There were several instances where UWCI showed no signals where convective development occurred, or showed signals where no convective development occurred over cirrus-free areas. One comment captured from the online survey may help explain the situations where this occurred most often:
“In this situation, there was a fairly strong CAP. Because of that, there were several instances when the UWCI product indicated CI, yet no storm developed. Or, perhaps a small storm would develop but it would quickly dissipate due to the CAP. There were also several times in which the UWCI product did not indicate CI, yet it did develop. This appeared to be in areas that were not covered by cirrus.”

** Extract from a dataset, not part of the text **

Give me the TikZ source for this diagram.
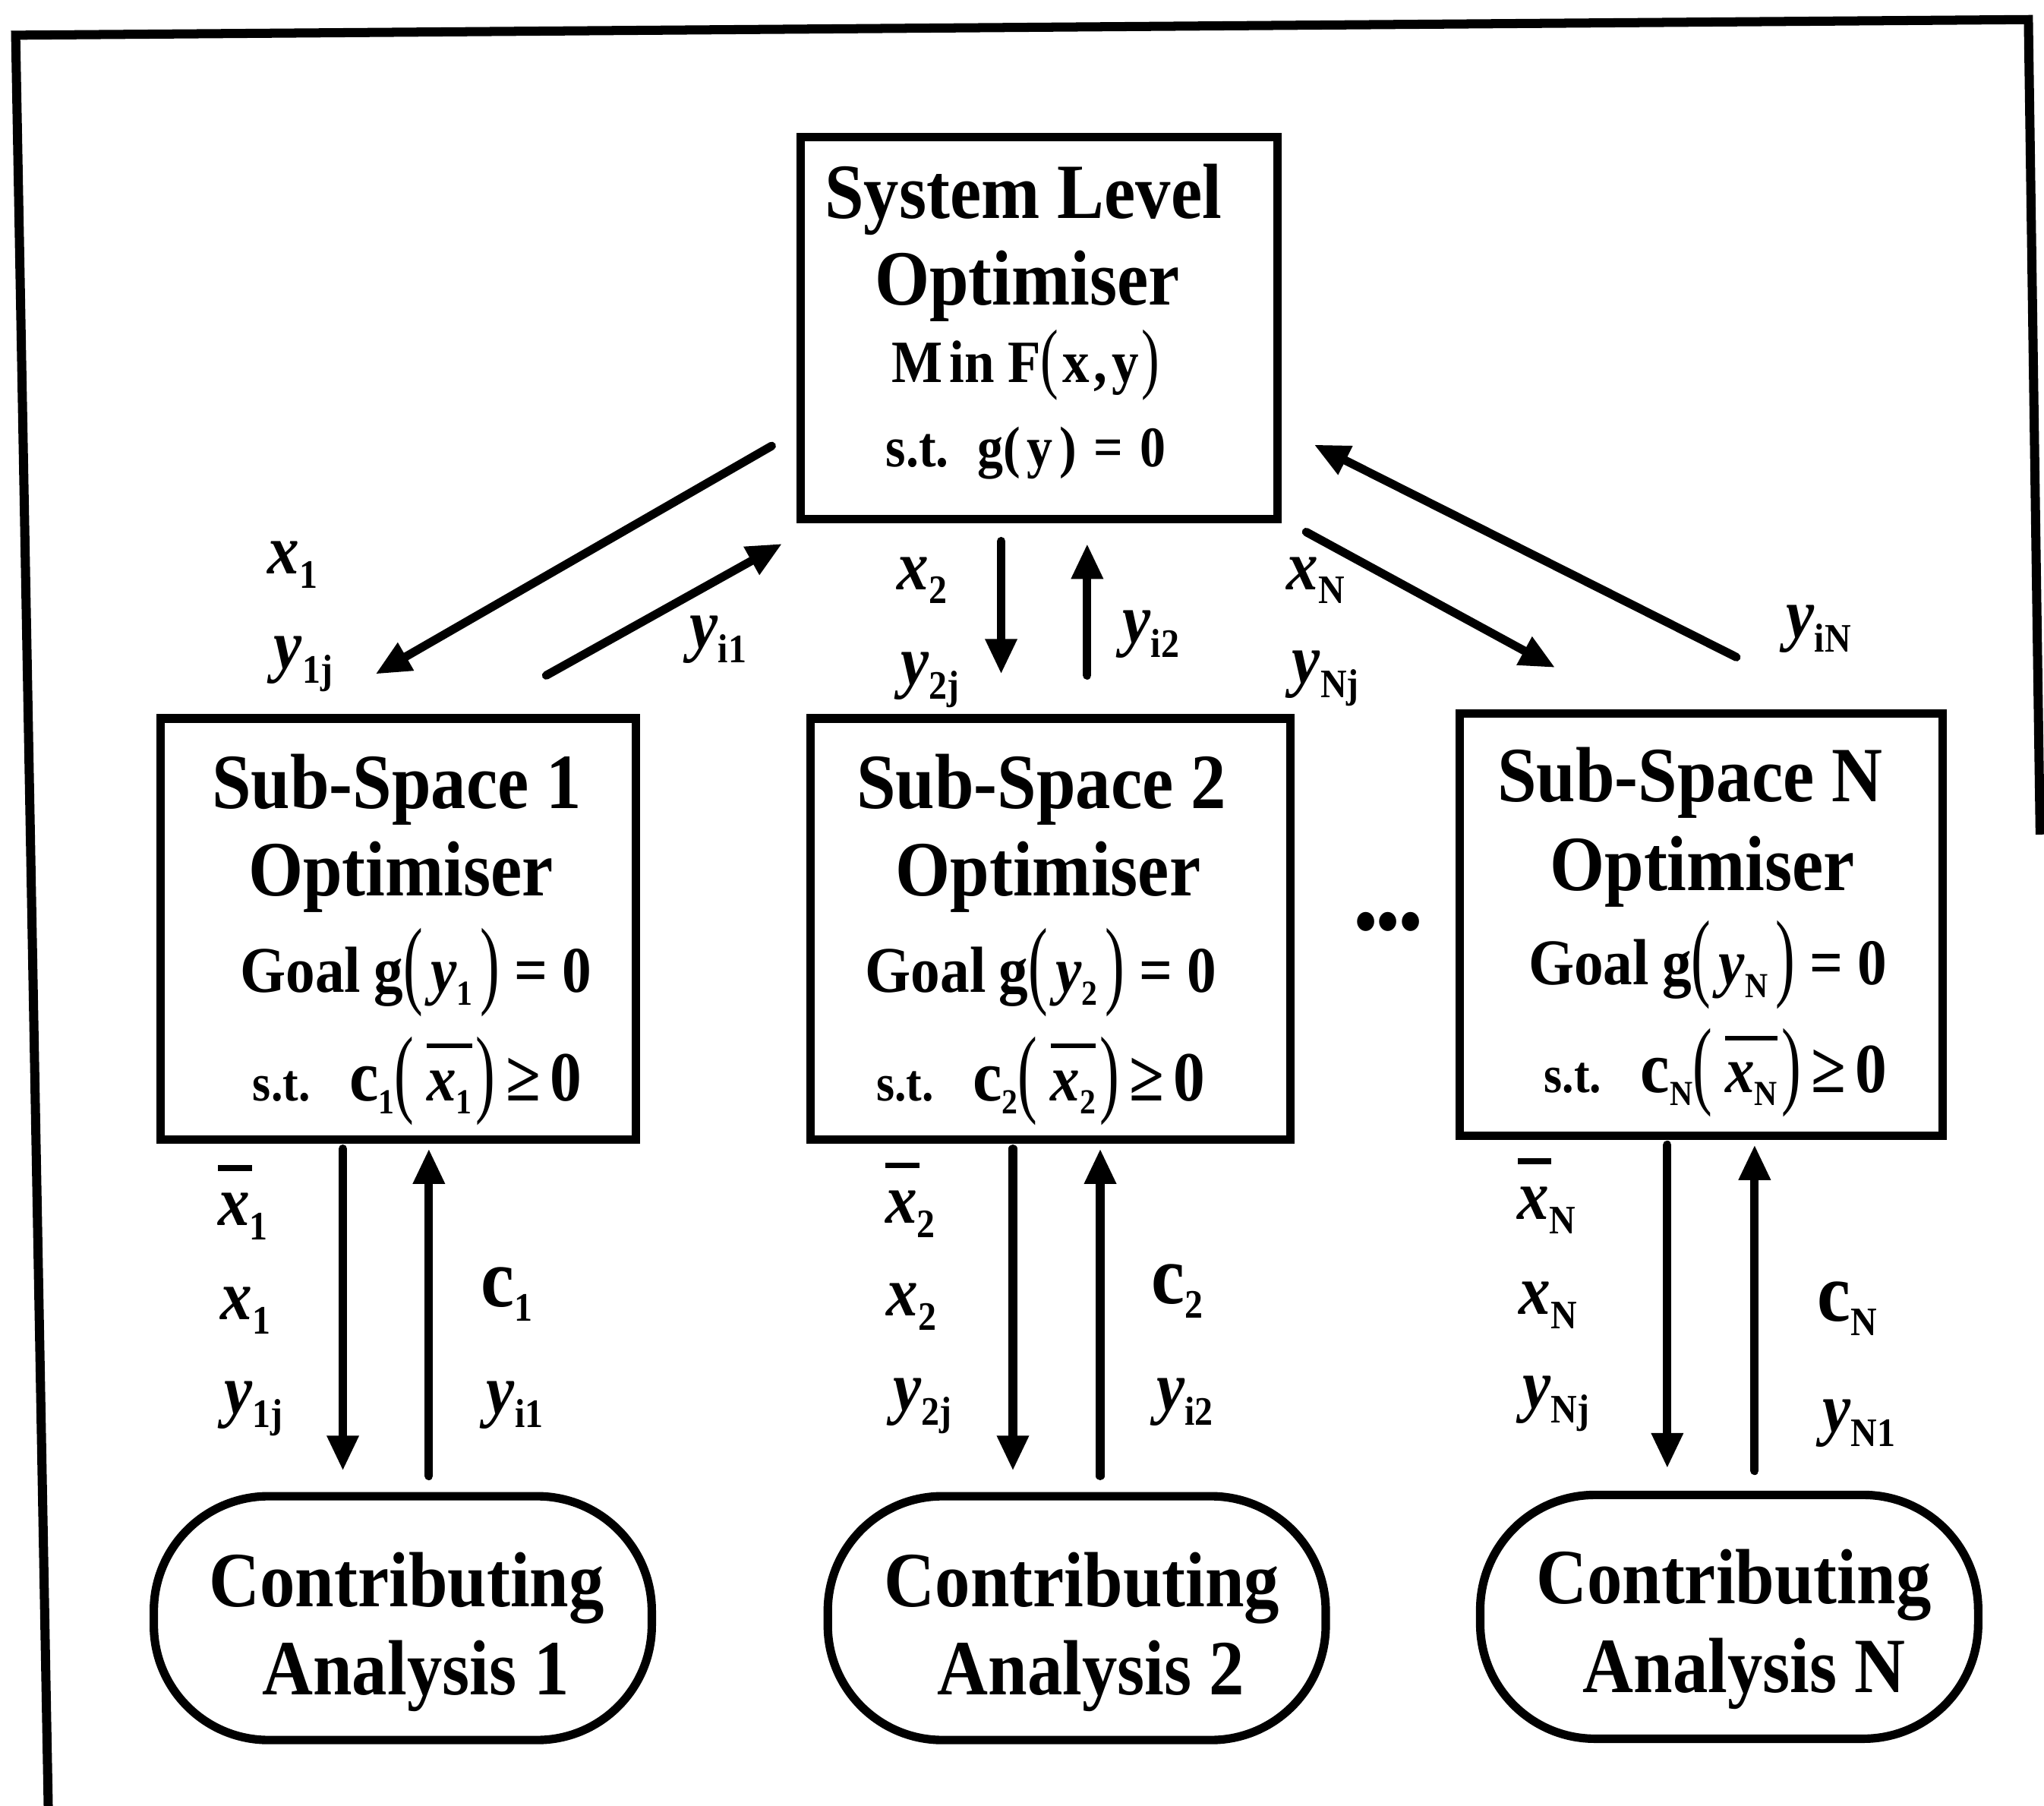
\documentclass[tikz,border=0pt]{standalone}
\usepackage{fontspec}
\usepackage{graphicx}
\setmainfont{Liberation Serif}[FakeStretch=0.9]
\usetikzlibrary{arrows.meta}

\newcommand\ttl{\fontsize{60}{60}\selectfont\bfseries}
\newcommand\frm[1]{\fontsize{#1}{#1}\selectfont\bfseries}
\newcommand\lbl{\fontsize{54}{54}\selectfont\bfseries}
\newcommand\fs[1]{\raisebox{-10pt}{\fontsize{27}{27}\selectfont #1}}
\newcommand\ls[1]{\raisebox{-11pt}{\fontsize{31}{31}\selectfont #1}}
\newcommand\lpar[2]{\raisebox{#2}{\scalebox{1}[#1]{\mdseries(}}}
\newcommand\rpar[2]{\raisebox{#2}{\scalebox{1}[#1]{\mdseries)}}}
\newcommand\xbl{\rlap{\rule[42pt]{26pt}{4.5pt}}\textit{x}}
\newcommand\xbf[1]{\setbox0=\hbox{\textit{x}\fs{#1}}\rlap{\rule[40pt]{\wd0}{3.5pt}}\box0}
\newcommand\bigc{{\fontsize{64}{64}\selectfont c}}
\newcommand\goal[1]{Goal\hspace{10pt}g\lpar{1.5}{-3pt}\hspace{6pt}\textit{y}\fs{#1}\hspace{6pt}\rpar{1.5}{-3pt}\hspace{11pt}=\hspace{11pt}0}
\newcommand\cons[1]{{\fontsize{40}{40}\selectfont s.t.}\hspace{30pt}{\fontsize{56}{56}\selectfont c}\fs{#1}\lpar{1.5}{-3pt}\hspace{10pt}\xbf{#1}\hspace{3pt}\rpar{1.5}{-3pt}\hspace{8pt}{\fontsize{54}{54}\selectfont ≥\hspace{7pt}0}}

\begin{document}
\begin{tikzpicture}[x=1pt,y=-1pt,
  bx/.style={draw, line width=6.5pt, inner sep=0pt},
  ca/.style={draw, line width=6.5pt, inner sep=0pt, minimum width=382pt, minimum height=187pt, rounded corners=88pt},
  arr/.style={line width=6.5pt, line cap=round, -{Triangle[length=27pt,width=23pt]}},
  tx/.style={inner sep=0pt, anchor=base},
  lb/.style={inner sep=0pt, anchor=base west, font=\lbl}]
\useasboundingbox (0,0) rectangle (1568,1385);

% frame
\draw[line width=7pt] (37,1385) -- (12,27) -- (1556,15) -- (1565,640);

% boxes
\node[bx, minimum width=366pt, minimum height=293pt] (sys) at (797,251.5) {};
\node[bx, minimum width=365pt, minimum height=323pt] (ss1) at (305.5,712.5) {};
\node[bx, minimum width=368pt, minimum height=323pt] (ss2) at (806,712.5) {};
\node[bx, minimum width=370pt, minimum height=324pt] (ssn) at (1305,709) {};
\node[ca] (ca1) at (309,1241) {};
\node[ca] (ca2) at (826,1241) {};
\node[ca] (can) at (1326.5,1240) {};

% system text
\node[tx, font=\ttl] (sysa) at (785,167.5) {System Level};
\node[tx, font=\ttl] (sysb) at (788,234) {Optimiser};
\node[tx, font={\frm{46}}] (sysc) at (787,293) {M\hspace{5pt}in F\lpar{1.3}{-1.5pt}\hspace{3pt}x\hspace{3pt},\hspace{4pt}y\hspace{2pt}\rpar{1.3}{-1.5pt}};
\node[tx, font={\frm{44}}] (sysd) at (787,358) {s.t.\hspace{22pt}g(\hspace{5pt}y\hspace{5pt})\hspace{13pt}=\hspace{13pt}0};

% sub-space 1
\node[tx,font=\ttl] (s1a) at (304.5,620) {Sub-Space 1};
\node[tx,font=\ttl] (s1b) at (307.5,687) {Optimiser};
\node[tx,font={\frm{50}}] (s1c) at (319,761) {\goal{1}};
\node[tx,font={\frm{50}}] (s1d) at (320,844) {\cons{1}};

% sub-space 2
\node[tx,font=\ttl] (s2a) at (799,620) {Sub-Space 2};
\node[tx,font=\ttl] (s2b) at (804,687) {Optimiser};
\node[tx,font={\frm{50}}] (s2c) at (798.5,761) {\goal{2}};
\node[tx,font={\frm{50}}] (s2d) at (798.5,844) {\cons{2}};

% sub-space N
\node[tx,font=\ttl] (sna) at (1296.5,615) {Sub-Space N};
\node[tx,font=\ttl] (snb) at (1306,683) {Optimiser};
\node[tx,font={\frm{50}}] (snc) at (1310,755) {\goal{N}};
\node[tx,font={\frm{50}}] (snd) at (1316,838) {\cons{N}};

\node[inner sep=0pt, font={\fontsize{54}{54}\selectfont\bfseries}] (dots) at (1065,712) {\textbullet\textbullet\textbullet};

% contributing analyses
\node[tx,font=\ttl] (c1a) at (312,1232) {Contributing};
\node[tx,font=\ttl] (c1b) at (319,1300) {Analysis 1};
\node[tx,font=\ttl] (c2a) at (830,1232) {Contributing};
\node[tx,font=\ttl] (c2b) at (837,1300) {Analysis 2};
\node[tx,font=\ttl] (cna) at (1330,1230) {Contributing};
\node[tx,font=\ttl] (cnb) at (1338,1298) {Analysis N};

% upper labels
\node[lb] (ux1) at (205,440) {\textit{x}\ls{1}};
\node[lb] (uy1j) at (210,513) {\textit{y}\ls{1j}};
\node[lb] (uyi1) at (529,497) {\textit{y}\ls{i1}};
\node[lb] (ux2) at (688,452) {\textit{x}\ls{2}};
\node[lb] (uy2j) at (691,525) {\textit{y}\ls{2j}};
\node[lb] (uyi2) at (861,493) {\textit{y}\ls{i2}};
\node[lb] (uxn) at (987,452) {\textit{x}\ls{N}};
\node[lb] (uynj) at (991,524) {\textit{y}\ls{Nj}};
\node[lb] (uyin) at (1370,489) {\textit{y}\ls{iN}};

% lower labels
\node[lb] (lxb1) at (167,940) {\xbl\ls{1}};
\node[lb] (lx1) at (169,1012) {\textit{x}\ls{1}};
\node[lb] (ly1j) at (172,1084) {\textit{y}\ls{1j}};
\node[lb] (lc1) at (369,1002) {\bigc\ls{1}};
\node[lb] (lyi1) at (373,1084) {\textit{y}\ls{i1}};
\node[lb] (lxb2) at (679,938) {\xbl\ls{2}};
\node[lb] (lx2) at (680,1009) {\textit{x}\ls{2}};
\node[lb] (ly2j) at (685,1082) {\textit{y}\ls{2j}};
\node[lb] (lc2) at (883,1000) {\bigc\ls{2}};
\node[lb] (lyi2) at (887,1082) {\textit{y}\ls{i2}};
\node[lb] (lxbn) at (1164,935) {\xbl\ls{N}};
\node[lb] (lxn) at (1165,1008) {\textit{x}\ls{N}};
\node[lb] (lynj) at (1168,1080) {\textit{y}\ls{Nj}};
\node[lb] (lcn) at (1394,1013) {\bigc\ls{N}};
\node[lb] (lyn1) at (1398,1098) {\textit{y}\ls{N1}};

% connector end points
\coordinate (a1s) at (592,342);  \coordinate (a1e) at (288,517);
\coordinate (a2s) at (419,518);  \coordinate (a2e) at (600,417);
\coordinate (a3s) at (768,415);  \coordinate (a3e) at (768,517);
\coordinate (a4s) at (834,518);  \coordinate (a4e) at (834,417);
\coordinate (a5s) at (1002,408); \coordinate (a5e) at (1193,512);
\coordinate (a6s) at (1332,504); \coordinate (a6e) at (1008,341);
\coordinate (b1s) at (263,881);  \coordinate (b1e) at (263,1128);
\coordinate (b2s) at (329,1132); \coordinate (b2e) at (329,881);
\coordinate (b3s) at (777,881);  \coordinate (b3e) at (777,1128);
\coordinate (b4s) at (844,1132); \coordinate (b4e) at (844,881);
\coordinate (b5s) at (1279,878); \coordinate (b5e) at (1279,1126);
\coordinate (b6s) at (1346,1128);\coordinate (b6e) at (1346,878);

\draw[arr] (a1s) -- (a1e);
\draw[arr] (a2s) -- (a2e);
\draw[arr] (a3s) -- (a3e);
\draw[arr] (a4s) -- (a4e);
\draw[arr] (a5s) -- (a5e);
\draw[arr] (a6s) -- (a6e);
\draw[arr] (b1s) -- (b1e);
\draw[arr] (b2s) -- (b2e);
\draw[arr] (b3s) -- (b3e);
\draw[arr] (b4s) -- (b4e);
\draw[arr] (b5s) -- (b5e);
\draw[arr] (b6s) -- (b6e);
\end{tikzpicture}
\end{document}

Forecasters mentioned that “it was also nice to see the actual values of cloud top cooling” since it provides them with a more physical interpretation of what is going on with the developing convection. Also, forecasters mentioned that the cooling rate product provided more signal than the more stringent convective initiation nowcast, which, as mentioned above, missed some instances of initiation due to various reasons. The forecasters requested that a cloud-top cooling rate track be provided. Similar to those produced by NSSL within the Warning Decision Support System – Integrated Information (WDSS-II) to produce rotation and hail tracks, cooling rate tracks would be very useful in determining cloud-top trends. This would allow forecasters to determine whether the convective storm growth is weakening, strengthening or remaining constant over 30 to 60 minute periods.